■ WRITTEN INSTRUCTION ■
Transcribe the lines below verbatim, skipping the images.

########################################

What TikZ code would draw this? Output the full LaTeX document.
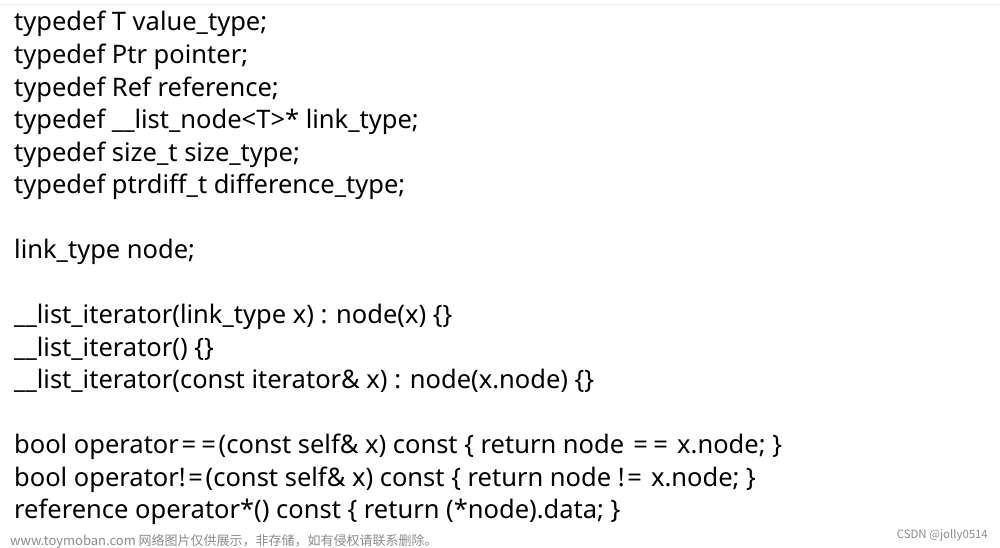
\documentclass[tikz,border=0pt]{standalone}
\usepackage{fontspec}
\setmainfont{Noto Sans}
\newfontfamily\cjk{Noto Sans CJK SC}
\newcommand{\weq}{\makebox[0.78em]{=}}
\begin{document}
\begin{tikzpicture}[x=1pt,y=-1pt,
  codeline/.style={anchor=base west,inner sep=0pt,font=\fontsize{25.5}{30}\selectfont},
  wm/.style={inner sep=0pt,text=black!45}]
\useasboundingbox[fill=white] (0,0) rectangle (1000,548);
\draw[black!8,line width=1pt] (0,5) -- (1000,5);
\foreach \t [count=\i from 0] in {
  {typedef T value\_type;},
  {typedef Ptr pointer;},
  {typedef Ref reference;},
  {typedef \_\_list\_node<T>* link\_type;},
  {typedef size\_t size\_type;},
  {typedef ptrdiff\_t difference\_type;},
  {},
  {link\_type node;},
  {},
  {\_\_list\_iterator(link\_type x) : node(x) \{\}},
  {\_\_list\_iterator() \{\}},
  {\_\_list\_iterator(const iterator\& x) : node(x.node) \{\}},
  {},
  {bool operator\weq\weq(const self\& x) const \{ return node \weq\weq{} x.node; \}},
  {bool operator!\weq(const self\& x) const \{ return node !\weq{} x.node; \}},
  {reference operator*() const \{ return (*node).data; \}}}
  \node[codeline] (l\i) at (14,31+32.53*\i) {\t};
\node[wm,anchor=base west,font=\cjk\fontsize{13}{15}\selectfont] (wm1) at (10,545) {www.toymoban.com 网络图片仅供展示，非存储，如有侵权请联系删除。};
\node[wm,anchor=base east,font=\cjk\fontsize{11.4}{13}\selectfont] (wm2) at (988,538) {CSDN @jolly0514};
\end{tikzpicture}
\end{document}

########################################

■ WRITTEN ANSWER ■
What TikZ code would draw this? Output the full LaTeX document.
\documentclass[tikz,border=0pt]{standalone}
\usepackage{fontspec}
\setmainfont{Noto Sans}
\newfontfamily\cjk{Noto Sans CJK SC}
\newcommand{\weq}{\makebox[0.78em]{=}}
\begin{document}
\begin{tikzpicture}[x=1pt,y=-1pt,
  codeline/.style={anchor=base west,inner sep=0pt,font=\fontsize{25.5}{30}\selectfont},
  wm/.style={inner sep=0pt,text=black!45}]
\useasboundingbox[fill=white] (0,0) rectangle (1000,548);
\draw[black!8,line width=1pt] (0,5) -- (1000,5);
\foreach \t [count=\i from 0] in {
  {typedef T value\_type;},
  {typedef Ptr pointer;},
  {typedef Ref reference;},
  {typedef \_\_list\_node<T>* link\_type;},
  {typedef size\_t size\_type;},
  {typedef ptrdiff\_t difference\_type;},
  {},
  {link\_type node;},
  {},
  {\_\_list\_iterator(link\_type x) : node(x) \{\}},
  {\_\_list\_iterator() \{\}},
  {\_\_list\_iterator(const iterator\& x) : node(x.node) \{\}},
  {},
  {bool operator\weq\weq(const self\& x) const \{ return node \weq\weq{} x.node; \}},
  {bool operator!\weq(const self\& x) const \{ return node !\weq{} x.node; \}},
  {reference operator*() const \{ return (*node).data; \}}}
  \node[codeline] (l\i) at (14,31+32.53*\i) {\t};
\node[wm,anchor=base west,font=\cjk\fontsize{13}{15}\selectfont] (wm1) at (10,545) {www.toymoban.com 网络图片仅供展示，非存储，如有侵权请联系删除。};
\node[wm,anchor=base east,font=\cjk\fontsize{11.4}{13}\selectfont] (wm2) at (988,538) {CSDN @jolly0514};
\end{tikzpicture}
\end{document}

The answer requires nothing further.